Esse padrão tem suas raízes em uma profunda negligência emocional. Crianças que crescem em ambientes críticos e frios, onde o sentimento é visto como uma fraqueza ou um incômodo, aprendem desde cedo que mostrar emoções pode resultar em punição. O choro é ridicularizado, a vulnerabilidade é considerada um defeito, e o amor, oferecido com reservas. O resultado é uma estrutura psíquica que associa cuidado à humilhação e entrega à perda de controle. Essas crianças acabam crescendo com a noção de que há algo errado com elas. Carregam uma sensação persistente de inadequação, uma vergonha silenciosa que as convence de serem emocionalmente defeituosas. Esse sentimento se torna a base de sua identidade afetiva. Quando se tornam adultas, tentam compensar a dor reprimida com uma independência exagerada e uma autossuficiência aparente. Aprendem a parecer estáveis, mas vivem em constante vigilância, como se esperassem ser expostas a qualquer momento.

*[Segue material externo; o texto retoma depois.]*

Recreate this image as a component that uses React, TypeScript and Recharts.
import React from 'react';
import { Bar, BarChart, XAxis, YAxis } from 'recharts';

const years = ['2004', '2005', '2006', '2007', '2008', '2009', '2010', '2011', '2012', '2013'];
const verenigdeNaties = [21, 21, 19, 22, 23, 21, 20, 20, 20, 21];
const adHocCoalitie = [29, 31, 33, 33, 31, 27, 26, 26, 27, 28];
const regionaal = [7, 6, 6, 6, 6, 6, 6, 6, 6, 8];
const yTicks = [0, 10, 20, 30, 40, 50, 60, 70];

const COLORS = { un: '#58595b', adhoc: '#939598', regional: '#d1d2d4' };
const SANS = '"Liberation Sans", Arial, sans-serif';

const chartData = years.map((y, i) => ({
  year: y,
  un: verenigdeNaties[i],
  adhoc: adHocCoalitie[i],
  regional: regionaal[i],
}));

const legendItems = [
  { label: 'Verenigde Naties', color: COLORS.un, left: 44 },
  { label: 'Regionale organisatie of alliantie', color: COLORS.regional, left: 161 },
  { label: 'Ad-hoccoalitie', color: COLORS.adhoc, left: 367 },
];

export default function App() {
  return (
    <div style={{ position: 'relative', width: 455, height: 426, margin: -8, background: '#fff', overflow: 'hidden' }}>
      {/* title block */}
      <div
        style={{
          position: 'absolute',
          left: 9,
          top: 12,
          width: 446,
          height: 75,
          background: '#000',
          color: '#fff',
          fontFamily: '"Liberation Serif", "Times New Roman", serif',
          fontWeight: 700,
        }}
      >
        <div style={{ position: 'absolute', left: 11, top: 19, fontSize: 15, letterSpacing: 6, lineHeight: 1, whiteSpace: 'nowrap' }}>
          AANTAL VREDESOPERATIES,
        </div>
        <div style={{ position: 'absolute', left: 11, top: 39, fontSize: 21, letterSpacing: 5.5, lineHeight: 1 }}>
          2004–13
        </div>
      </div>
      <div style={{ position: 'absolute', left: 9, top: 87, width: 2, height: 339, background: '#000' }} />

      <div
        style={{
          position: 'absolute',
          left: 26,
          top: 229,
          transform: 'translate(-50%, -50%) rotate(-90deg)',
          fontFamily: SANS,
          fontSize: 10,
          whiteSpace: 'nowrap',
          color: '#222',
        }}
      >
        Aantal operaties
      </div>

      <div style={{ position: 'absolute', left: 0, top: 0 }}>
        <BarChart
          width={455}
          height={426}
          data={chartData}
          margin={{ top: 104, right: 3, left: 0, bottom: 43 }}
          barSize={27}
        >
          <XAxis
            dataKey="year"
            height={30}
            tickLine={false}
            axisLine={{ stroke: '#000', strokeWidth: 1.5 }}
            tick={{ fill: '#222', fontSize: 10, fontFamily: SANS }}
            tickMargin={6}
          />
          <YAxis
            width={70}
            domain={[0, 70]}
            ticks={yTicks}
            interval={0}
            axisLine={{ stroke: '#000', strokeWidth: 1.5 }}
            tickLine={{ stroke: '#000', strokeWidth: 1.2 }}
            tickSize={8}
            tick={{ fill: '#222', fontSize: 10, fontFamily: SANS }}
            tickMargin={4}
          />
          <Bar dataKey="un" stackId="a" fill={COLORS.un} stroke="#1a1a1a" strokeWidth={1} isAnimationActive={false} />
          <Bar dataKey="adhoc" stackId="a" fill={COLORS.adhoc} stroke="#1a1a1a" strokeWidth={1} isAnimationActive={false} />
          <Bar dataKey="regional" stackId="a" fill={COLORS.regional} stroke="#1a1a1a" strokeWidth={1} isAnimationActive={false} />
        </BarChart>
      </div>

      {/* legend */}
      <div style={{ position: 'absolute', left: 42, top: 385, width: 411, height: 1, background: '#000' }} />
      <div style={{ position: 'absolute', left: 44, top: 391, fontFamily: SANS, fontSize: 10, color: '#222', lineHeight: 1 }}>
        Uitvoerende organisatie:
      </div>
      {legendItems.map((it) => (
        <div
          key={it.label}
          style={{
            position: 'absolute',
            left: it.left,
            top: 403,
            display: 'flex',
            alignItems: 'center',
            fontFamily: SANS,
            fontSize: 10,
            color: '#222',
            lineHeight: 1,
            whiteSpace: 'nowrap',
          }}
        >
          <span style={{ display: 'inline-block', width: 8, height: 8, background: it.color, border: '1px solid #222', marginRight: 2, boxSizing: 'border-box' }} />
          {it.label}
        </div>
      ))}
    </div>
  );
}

Quando alguém as ama de forma saudável, o desconforto retorna. Um laço seguro faz ressurgir a antiga crença de que, se forem vistas de verdade, acabarão sendo rejeitadas. Nesse ponto, o medo vira estratégia: afastar-se antes que o outro descubra sua imperfeição. Criam distância, racionalizam sentimentos e encontram justificativas lógicas para se afastar. Não se trata de desinteresse; é uma forma de autoproteção. Mantendo o outro a distância, acreditam estar evitando a dor que associam à rejeição. Curiosamente, essa ansiedade desaparece quando se deparam com parceiros emocionalmente indisponíveis. Relações superficiais, frias ou controladoras não exigem uma exposição emocional. O vínculo se mantém em uma camada segura e previsível, onde a intimidade nunca se aprofunda. Para quem tem esse padrão, essa dinâmica é confortável, já que não há risco de ser visto além da superfície. É uma convivência estéril, mas controlável.

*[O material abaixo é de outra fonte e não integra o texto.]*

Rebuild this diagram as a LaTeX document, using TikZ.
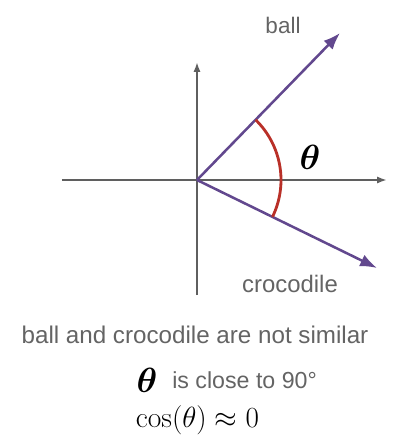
\documentclass[tikz,border=0pt]{standalone}
\usepackage{fontspec}
\usepackage{amsmath}
\usepackage{bm}
\setsansfont{Liberation Sans}
\usetikzlibrary{arrows.meta}
\definecolor{vecpurple}{RGB}{98,72,142}
\definecolor{arcred}{RGB}{185,48,40}
\definecolor{axisgray}{RGB}{95,95,95}
\definecolor{textgray}{RGB}{100,100,100}
\tikzset{
  axis/.style={draw=axisgray, line width=1.3pt, -{Latex[length=7pt,width=5pt]}},
  vec/.style={draw=vecpurple, line width=1.8pt, -{Latex[length=12pt,width=9pt]}},
  word/.style={font=\sffamily\fontsize{16}{19}\selectfont, text=textgray, inner sep=0pt}
}

\begin{document}
\begin{tikzpicture}
            \useasboundingbox (-4.925,-6.5) rectangle (5.025,4.5);

            \coordinate (o) at (0,0);
            \coordinate (xl) at (-3.375,0);
            \coordinate (xr) at (4.75,0);
            \coordinate (yb) at (0,-2.875);
            \coordinate (yt) at (0,2.95);
            \coordinate (ball) at (3.575,3.675);
            \coordinate (croc) at (4.5,-2.2);

            \draw[axis] (xl) -> (xr);
            \draw[axis] (yb) -> (yt);
            \draw[vec] (o) -> (ball);
            \draw[vec] (o) -> (croc);
            \draw[arcred, line width=2pt] (45.8:2.1) arc (45.8:-26:2.1);

            \node[word] (balllabel) at (2.15,3.875) {ball};
            \node[word, font=\sffamily\fontsize{17}{20}\selectfont] (croclabel) at (2.325,-2.6) {crocodile};
            \node[inner sep=0pt] (theta) at (2.825,0.575) {\fontsize{32}{36}\selectfont$\bm{\theta}$};

            \node[word, font=\sffamily\fontsize{17.2}{20}\selectfont] (similar) at (-0.05,-3.875) {ball and crocodile are not similar};
            \node[inner sep=0pt] (thetasmall) at (-1.25,-5.0) {\fontsize{26}{30}\selectfont$\bm{\theta}$};
            \node[word, font=\sffamily\fontsize{16.5}{19}\selectfont, anchor=west] (close) at (-0.625,-5.0) {is close to 90°};
            \node[inner sep=0pt] (cosine) at (0.0125,-6.0) {\fontsize{21}{24}\selectfont$\cos(\theta)\approx 0$};
        \end{tikzpicture}
\end{document}
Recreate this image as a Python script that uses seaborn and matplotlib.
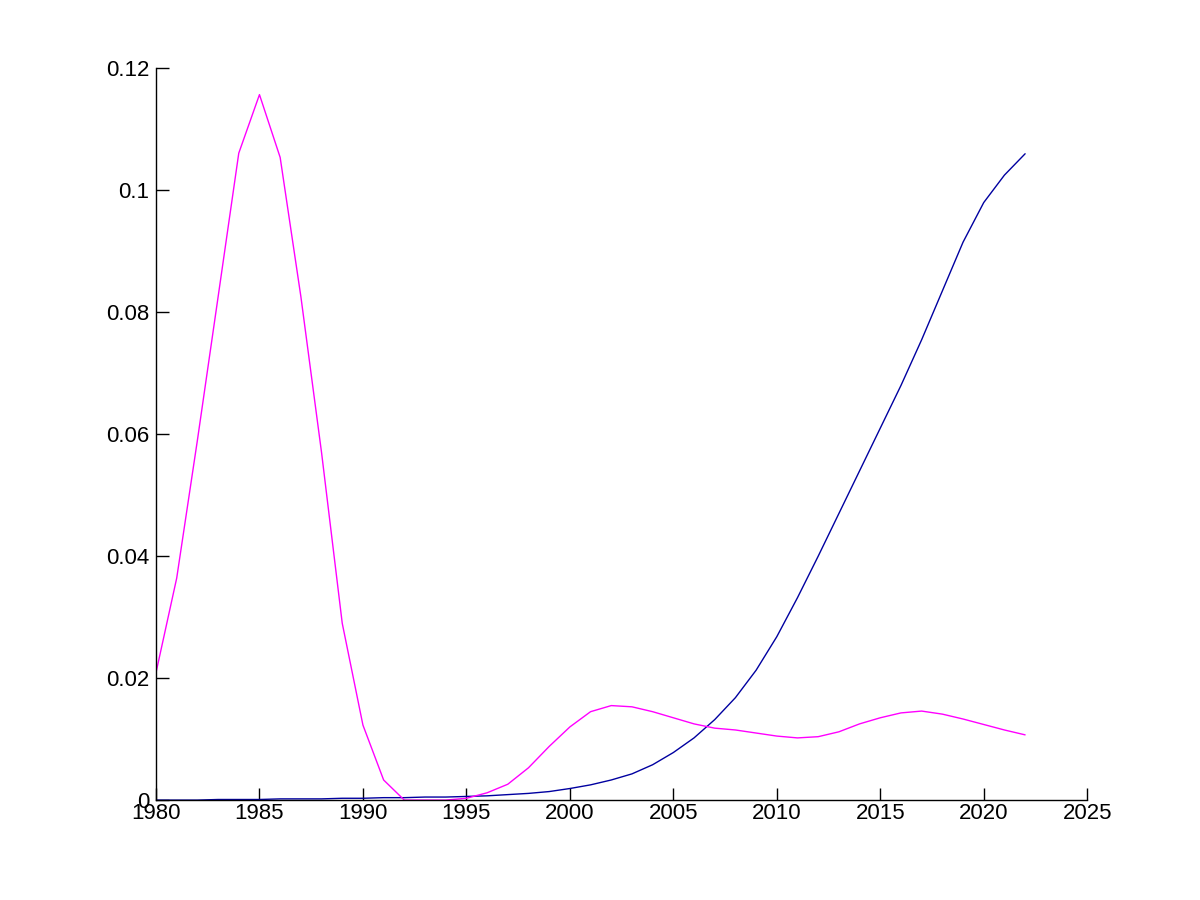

Com o passar do tempo, esse ciclo se repete. Relações breves com pessoas sensíveis acabam quando o vínculo começa a se tornar real. Relações longas com pessoas dominadoras se sustentam pela familiaridade com o desconforto. Em ambos os casos, a distância emocional é preservada e o ciclo de autossabotagem continua. O medo de ser rejeitado se torna um destino que se cumpre por si só, porque quem teme o abandono acaba se afastando antes que isso realmente ocorra. Enquanto não houver uma consciência sobre esse mecanismo, a história se repete com rostos diferentes. Cada novo começo parece promissor, mas logo se transforma no mesmo script. A busca por segurança leva de volta ao que machuca, enquanto o que poderia curar parece sempre ameaçador. É uma contradição que aprisiona o coração entre o desejo de amor e o medo de ser visto.

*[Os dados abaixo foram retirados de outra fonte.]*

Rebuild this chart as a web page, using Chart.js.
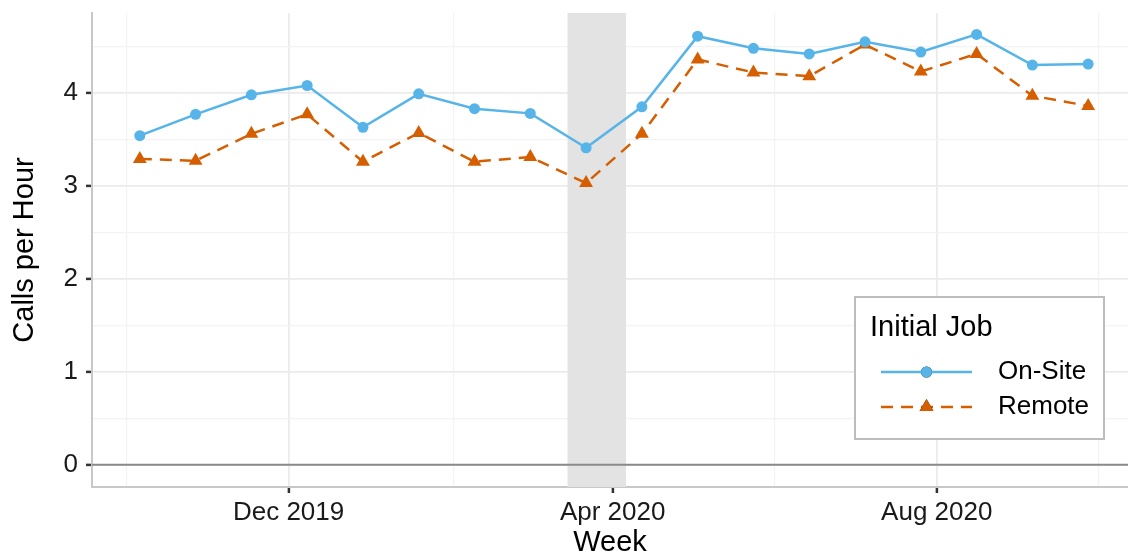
<!DOCTYPE html>
<html>
<head>
<meta charset="utf-8">
<script src="https://cdn.jsdelivr.net/npm/chart.js@4.4.0/dist/chart.umd.min.js"></script>
<style>
  html, body { margin: 0; padding: 0; background: #fff; overflow: hidden; }
  canvas { display: block; }
</style>
</head>
<body>
<canvas id="callsChart" width="1128" height="557"></canvas>
<script>
// weeks sampled every 3 weeks
const weeks = ['2019-10-06', '2019-10-27', '2019-11-17', '2019-12-08', '2019-12-29', '2020-01-19',
  '2020-02-09', '2020-03-01', '2020-03-22', '2020-04-12', '2020-05-03', '2020-05-24',
  '2020-06-14', '2020-07-05', '2020-07-26', '2020-08-16', '2020-09-06', '2020-09-27'];
const onSite = [3.54, 3.77, 3.98, 4.08, 3.63, 3.99, 3.83, 3.78, 3.41, 3.85, 4.61, 4.48, 4.42, 4.55, 4.44, 4.63, 4.30, 4.31];
const remote = [3.29, 3.27, 3.56, 3.77, 3.26, 3.57, 3.26, 3.31, 3.03, 3.56, 4.36, 4.22, 4.18, 4.52, 4.23, 4.42, 3.97, 3.86];

const xTickDates = ['2019-12-01', '2020-04-01', '2020-08-01'];
const xTickLabels = ['Dec 2019', 'Apr 2020', 'Aug 2020'];
const xMinorDates = ['2019-10-01', '2020-02-01', '2020-06-01', '2020-10-01'];
const xLimits = ['2019-09-18', '2020-10-12'];
const yTicks = [0, 1, 2, 3, 4];
const yMinor = [0.5, 1.5, 2.5, 3.5, 4.5];
const yLimits = [-0.24, 4.86];
const shadeDates = ['2020-03-15', '2020-04-06'];

const FONT = "'Liberation Sans', Arial, sans-serif";
const BLUE = '#56B4E9';
const ORANGE = '#D55E00';

function toDay(s) {
  const [y, m, d] = s.split('-').map(Number);
  return Date.UTC(y, m - 1, d) / 864e5;
}
const majorX = xTickDates.map(toDay);
const minorX = xMinorDates.map(toDay);

// no extra room for half tick labels, panel goes to the edges
function noPad(scale) {
  scale.paddingTop = 0;
  scale.paddingBottom = 0;
  scale.paddingLeft = 0;
  scale.paddingRight = 0;
}

// shaded period + zero line, under the lines
const shadePlugin = {
  id: 'shade',
  beforeDatasetsDraw(chart) {
    const { ctx, chartArea, scales } = chart;
    const x1 = scales.x.getPixelForValue(toDay(shadeDates[0]));
    const x2 = scales.x.getPixelForValue(toDay(shadeDates[1]));
    ctx.save();
    ctx.fillStyle = '#e3e3e3';
    ctx.fillRect(x1, chartArea.top, x2 - x1, chartArea.bottom - chartArea.top);
    const y0 = scales.y.getPixelForValue(0);
    ctx.strokeStyle = '#8a8a8a';
    ctx.lineWidth = 2;
    ctx.beginPath();
    ctx.moveTo(chartArea.left, y0);
    ctx.lineTo(chartArea.right, y0);
    ctx.stroke();
    ctx.restore();
  }
};

// ggplot style legend box
const legendPlugin = {
  id: 'boxLegend',
  afterDraw(chart) {
    const ctx = chart.ctx;
    ctx.save();
    ctx.fillStyle = '#fff';
    ctx.strokeStyle = '#bdbdbd';
    ctx.lineWidth = 2;
    ctx.fillRect(855, 297, 249, 142);
    ctx.strokeRect(855, 297, 249, 142);
    ctx.fillStyle = '#000';
    ctx.textBaseline = 'middle';
    ctx.font = '29px ' + FONT;
    ctx.fillText('Initial Job', 870, 328);
    ctx.font = '26px ' + FONT;
    chart.data.datasets.forEach((ds, i) => {
      const y = 372 + i * 35;
      ctx.strokeStyle = ds.borderColor;
      ctx.lineWidth = ds.borderWidth;
      ctx.setLineDash(ds.borderDash || []);
      ctx.beginPath();
      ctx.moveTo(881, y);
      ctx.lineTo(972, y);
      ctx.stroke();
      ctx.setLineDash([]);
      Chart.helpers.drawPoint(ctx, {
        pointStyle: ds.pointStyle,
        radius: ds.pointRadius,
        borderWidth: 0
      }, 926.5, y);
      ctx.fillStyle = ds.backgroundColor;
      ctx.fill();
      ctx.fillStyle = '#000';
      ctx.fillText(ds.label, 998, y);
    });
    ctx.restore();
  }
};

new Chart(document.getElementById('callsChart'), {
  type: 'line',
  data: {
    datasets: [{
      label: 'On-Site',
      data: weeks.map((w, i) => ({ x: toDay(w), y: onSite[i] })),
      borderColor: BLUE,
      backgroundColor: BLUE,
      borderWidth: 2.5,
      pointStyle: 'circle',
      pointRadius: 5.5,
      pointBorderWidth: 0,
      tension: 0
    }, {
      label: 'Remote',
      data: weeks.map((w, i) => ({ x: toDay(w), y: remote[i] })),
      borderColor: ORANGE,
      backgroundColor: ORANGE,
      borderWidth: 2.5,
      borderDash: [12, 8],
      pointStyle: 'triangle',
      pointRadius: 8,
      pointBorderWidth: 0,
      tension: 0
    }]
  },
  options: {
    responsive: false,
    animation: false,
    devicePixelRatio: 1,
    layout: { autoPadding: false, padding: { top: 13, right: 0, bottom: 0, left: 0 } },
    plugins: {
      legend: { display: false },
      tooltip: { enabled: false }
    },
    scales: {
      x: {
        type: 'linear',
        min: toDay(xLimits[0]),
        max: toDay(xLimits[1]),
        afterBuildTicks: scale => {
          scale.ticks = majorX.concat(minorX).sort((a, b) => a - b).map(v => ({ value: v }));
        },
        afterFit: scale => { scale.height = 70; noPad(scale); },
        ticks: {
          autoSkip: false,
          maxRotation: 0,
          padding: 4,
          color: '#1a1a1a',
          font: { family: FONT, size: 26 },
          callback: function (value) {
            const i = majorX.indexOf(value);
            return i >= 0 ? xTickLabels[i] : '';
          }
        },
        grid: {
          color: ctx => majorX.includes(ctx.tick && ctx.tick.value) ? '#ebebeb' : '#f3f3f3',
          lineWidth: ctx => majorX.includes(ctx.tick && ctx.tick.value) ? 1.8 : 1.2,
          tickColor: ctx => majorX.includes(ctx.tick && ctx.tick.value) ? '#333' : 'rgba(0,0,0,0)',
          tickLength: 6,
          tickWidth: 2.5
        },
        border: { display: true, color: '#c8c8c8', width: 2 },
        title: {
          display: true,
          text: 'Week',
          color: '#000',
          font: { family: FONT, size: 29, lineHeight: 1 },
          padding: { top: 0, bottom: 0 }
        }
      },
      y: {
        min: yLimits[0],
        max: yLimits[1],
        afterBuildTicks: scale => {
          scale.ticks = yTicks.concat(yMinor).sort((a, b) => a - b).map(v => ({ value: v }));
        },
        afterFit: scale => { scale.width = 92; noPad(scale); },
        ticks: {
          padding: 8,
          color: '#1a1a1a',
          font: { family: FONT, size: 26 },
          callback: value => (yTicks.includes(value) ? String(value) : '')
        },
        grid: {
          color: ctx => yTicks.includes(ctx.tick && ctx.tick.value) ? '#ebebeb' : '#f3f3f3',
          lineWidth: ctx => yTicks.includes(ctx.tick && ctx.tick.value) ? 1.8 : 1.2,
          tickColor: ctx => yTicks.includes(ctx.tick && ctx.tick.value) ? '#333' : 'rgba(0,0,0,0)',
          tickLength: 6,
          tickWidth: 2.5
        },
        border: { display: true, color: '#c8c8c8', width: 2 },
        title: {
          display: true,
          text: 'Calls per Hour',
          color: '#000',
          font: { family: FONT, size: 29, lineHeight: 1 },
          padding: { top: 10, bottom: 0 }
        }
      }
    }
  },
  plugins: [shadePlugin, legendPlugin]
});
</script>
</body>
</html>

Quebrar esse ciclo requer mais do que um simples desejo. É preciso coragem para permanecer presente no desconforto, para suportar a exposição que antes parecia insuportável. A cura não está em encontrar alguém que insista, mas em aprender a sustentar a própria presença quando o instinto é fugir. É um processo lento, quase imperceptível, mas que pode acontecer. No fim das contas, entender o evitativo não é romantizar sua distância, mas reconhecer que o afastamento é a linguagem de quem nunca aprendeu a ser acolhido. O que parece frieza é, na verdade, o reflexo de uma infância que não teve espaço para sentir. E o que parece indiferença é apenas medo disfarçado de controle.
Alguns aprendem o amor como um abrigo. Outros o veem como uma ameaça. Mas, em ambos os casos, há uma tentativa de sobrevivência. E talvez crescer emocionalmente signifique deixar de buscar refúgio na dor e, com o tempo aprender a encontrar a paz onde antes havia apenas defesa.